:: Raw data ::
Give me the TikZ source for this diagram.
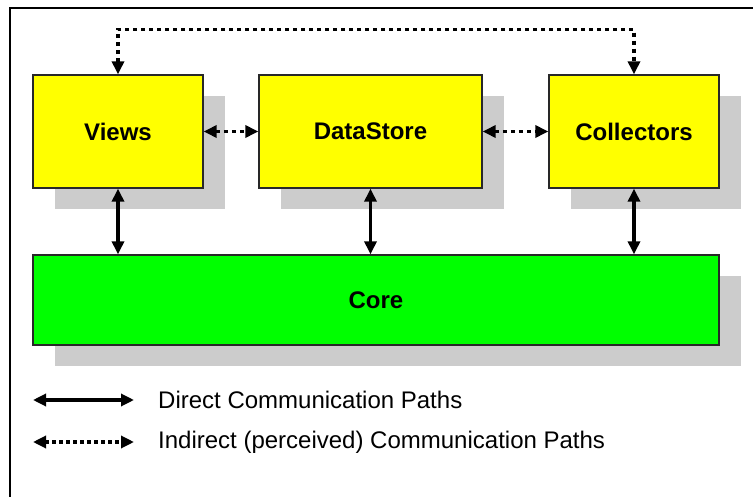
\documentclass[tikz,border=0pt]{standalone}
\usepackage{fontspec}
\setmainfont{Liberation Sans}
\usetikzlibrary{arrows.meta}
\usetikzlibrary{shadows}

\definecolor{boxyellow}{RGB}{255,255,0}
\definecolor{coregreen}{RGB}{0,255,0}
\definecolor{shadowgray}{RGB}{204,204,204}
\definecolor{edgegray}{RGB}{40,40,40}

\tikzset{
 module/.style={draw=edgegray,line width=1.3pt,fill=boxyellow,minimum height=113pt,
   font=\fontsize{24}{28}\selectfont\bfseries,
   drop shadow={shadow xshift=22pt,shadow yshift=-21pt,fill=shadowgray,opacity=1}},
 direct/.style={line width=3.2pt,{Triangle[length=13pt,width=12pt]}-{Triangle[length=13pt,width=12pt]}},
 indirect/.style={direct,dash pattern=on 4pt off 4pt},
 legendtext/.style={anchor=west,inner sep=0pt,font=\fontsize{24}{28}\selectfont},
}

\begin{document}
\begin{tikzpicture}[x=1pt,y=1pt]
 \useasboundingbox (0,0) rectangle (753,-497);
 \fill[white] (0,0) rectangle (753,-497);
 % frame
 \draw[line width=1.5pt] (10,-497)--(10,-8)--(753,-8);
 % modules
 \node[module,minimum width=170pt] (views) at (118,-131.5) {Views};
 \node[module,minimum width=223pt] (store) at (370.5,-131.5) {DataStore};
 \node[module,minimum width=170pt] (collectors) at (634,-131.5) {Collectors};
 \node[module,fill=coregreen,minimum width=686pt,minimum height=90pt] (core) at (376,-300) {Core};
 % indirect paths
 \draw[indirect] (views.east)--(store.west);
 \draw[indirect] (store.east)--(collectors.west);
 \draw[indirect] (views.north)--++(0,45)-|(collectors.north);
 % direct paths
 \draw[direct] (views.south)--(views.south|-core.north);
 \draw[direct] (store.south)--(store.south|-core.north);
 \draw[direct] (collectors.south)--(collectors.south|-core.north);
 % legend
 \coordinate (d1) at (33,-400);
 \coordinate (d2) at (134,-400);
 \coordinate (i1) at (33,-442);
 \coordinate (i2) at (134,-442);
 \draw[direct] (d1)--(d2);
 \draw[indirect,dash pattern=on 3.5pt off 3.5pt] (i1)--(i2);
 \node[legendtext] (directlabel) at (158,-400) {Direct Communication Paths};
 \node[legendtext] (indirectlabel) at (158,-442) {Indirect (perceived) Communication Paths};
\end{tikzpicture}
\end{document}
:::
Keep the pictures out of the copy and write out the data exactly as it stands.

Give me the TikZ source for this diagram.
\documentclass[tikz,border=0pt]{standalone}
\usepackage{fontspec}
\setmainfont{Liberation Sans}
\usetikzlibrary{arrows.meta}
\usetikzlibrary{shadows}

\definecolor{boxyellow}{RGB}{255,255,0}
\definecolor{coregreen}{RGB}{0,255,0}
\definecolor{shadowgray}{RGB}{204,204,204}
\definecolor{edgegray}{RGB}{40,40,40}

\tikzset{
 module/.style={draw=edgegray,line width=1.3pt,fill=boxyellow,minimum height=113pt,
   font=\fontsize{24}{28}\selectfont\bfseries,
   drop shadow={shadow xshift=22pt,shadow yshift=-21pt,fill=shadowgray,opacity=1}},
 direct/.style={line width=3.2pt,{Triangle[length=13pt,width=12pt]}-{Triangle[length=13pt,width=12pt]}},
 indirect/.style={direct,dash pattern=on 4pt off 4pt},
 legendtext/.style={anchor=west,inner sep=0pt,font=\fontsize{24}{28}\selectfont},
}

\begin{document}
\begin{tikzpicture}[x=1pt,y=1pt]
 \useasboundingbox (0,0) rectangle (753,-497);
 \fill[white] (0,0) rectangle (753,-497);
 % frame
 \draw[line width=1.5pt] (10,-497)--(10,-8)--(753,-8);
 % modules
 \node[module,minimum width=170pt] (views) at (118,-131.5) {Views};
 \node[module,minimum width=223pt] (store) at (370.5,-131.5) {DataStore};
 \node[module,minimum width=170pt] (collectors) at (634,-131.5) {Collectors};
 \node[module,fill=coregreen,minimum width=686pt,minimum height=90pt] (core) at (376,-300) {Core};
 % indirect paths
 \draw[indirect] (views.east)--(store.west);
 \draw[indirect] (store.east)--(collectors.west);
 \draw[indirect] (views.north)--++(0,45)-|(collectors.north);
 % direct paths
 \draw[direct] (views.south)--(views.south|-core.north);
 \draw[direct] (store.south)--(store.south|-core.north);
 \draw[direct] (collectors.south)--(collectors.south|-core.north);
 % legend
 \coordinate (d1) at (33,-400);
 \coordinate (d2) at (134,-400);
 \coordinate (i1) at (33,-442);
 \coordinate (i2) at (134,-442);
 \draw[direct] (d1)--(d2);
 \draw[indirect,dash pattern=on 3.5pt off 3.5pt] (i1)--(i2);
 \node[legendtext] (directlabel) at (158,-400) {Direct Communication Paths};
 \node[legendtext] (indirectlabel) at (158,-442) {Indirect (perceived) Communication Paths};
\end{tikzpicture}
\end{document}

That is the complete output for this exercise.